_WHAT THE TASK REQUIRES_
Every line from the start of the records through the line with "plt.rcParams['font.family'] = ['Liberation" is to be written out exactly; pictures are not.

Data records

____

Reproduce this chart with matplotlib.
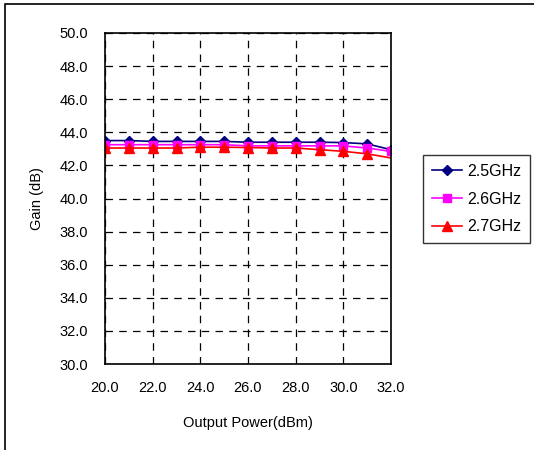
import matplotlib
matplotlib.use('Agg')
import matplotlib.pyplot as plt
from matplotlib.patches import Rectangle

plt.rcParams['font.family'] = ['Liberation Sans', 'DejaVu Sans']

# output power (dBm)
power = [20, 21, 22, 23, 24, 25, 26, 27, 28, 29, 30, 31, 32]

# gain (dB) per frequency
gain_25 = [43.50, 43.50, 43.45, 43.45, 43.45, 43.45, 43.40, 43.40, 43.40, 43.40, 43.38, 43.30, 42.95]
gain_26 = [43.25, 43.25, 43.25, 43.25, 43.25, 43.25, 43.18, 43.18, 43.18, 43.18, 43.18, 43.05, 42.85]
gain_27 = [43.05, 43.05, 43.05, 43.05, 43.10, 43.10, 43.08, 43.05, 43.05, 42.95, 42.85, 42.70, 42.45]

labels = ['2.5GHz', '2.6GHz', '2.7GHz']
xticks = [20, 22, 24, 26, 28, 30, 32]
yticks = [30, 32, 34, 36, 38, 40, 42, 44, 46, 48, 50]

fig = plt.figure(figsize=(5.34, 4.5), dpi=100)
# outer frame (runs off the right/bottom edges like the original)
fig.patches.append(Rectangle((5 / 534, -0.05), 1.1, 1 - 4 / 450 + 0.05,
                             transform=fig.transFigure, fill=False,
                             edgecolor='black', linewidth=1.2))

ax = fig.add_axes([105 / 534, 1 - 364 / 450, 286 / 534, 331 / 450])

ax.plot(power, gain_25, color='#000080', marker='D', markersize=5,
        linewidth=1.2, label=labels[0])
ax.plot(power, gain_26, color='#FF00FF', marker='s', markersize=6,
        linewidth=1.2, label=labels[1])
ax.plot(power, gain_27, color='#FF0000', marker='^', markersize=7,
        linewidth=1.2, label=labels[2], markevery=list(range(12)))

ax.set_xlim(20, 32)
ax.set_ylim(30, 50)
ax.set_xticks(xticks)
ax.set_yticks(yticks)
ax.set_xticklabels(['%.1f' % t for t in xticks])
ax.set_yticklabels(['%.1f' % t for t in yticks])
ax.tick_params(length=0, labelsize=10.5, pad=12)
ax.grid(True, color='black', linestyle=(0, (6, 5)), linewidth=0.9)
for s in ax.spines.values():
    s.set_linewidth(1.2)

ax.set_xlabel('Output Power(dBm)', fontsize=10.5, labelpad=15)
ax.set_ylabel('Gain (dB)', fontsize=10.5, labelpad=11)

leg = ax.legend(loc='upper left', bbox_to_anchor=(423 / 534, 1 - 155 / 450),
                bbox_transform=fig.transFigure, fontsize=11.5, frameon=True,
                fancybox=False, edgecolor='black', handlelength=1.9,
                handletextpad=0.3, borderpad=0.55, labelspacing=0.8,
                borderaxespad=0)
leg.get_frame().set_linewidth(1.0)

fig.savefig('out.png', dpi=100)
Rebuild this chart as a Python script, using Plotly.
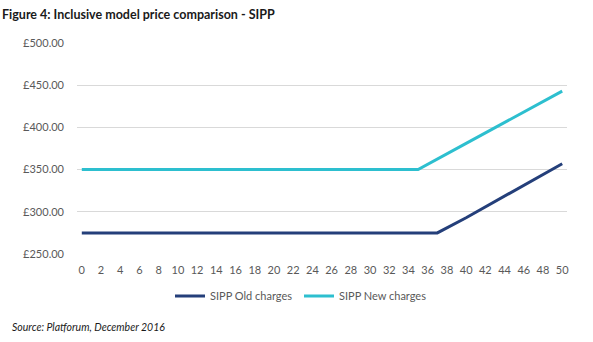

____

_SOLUTION TO THE EXERCISE_
Reproduce this chart with matplotlib.
import matplotlib
matplotlib.use('Agg')
import matplotlib.pyplot as plt
from matplotlib.patches import Rectangle

plt.rcParams['font.family'] = ['Liberation Sans', 'DejaVu Sans']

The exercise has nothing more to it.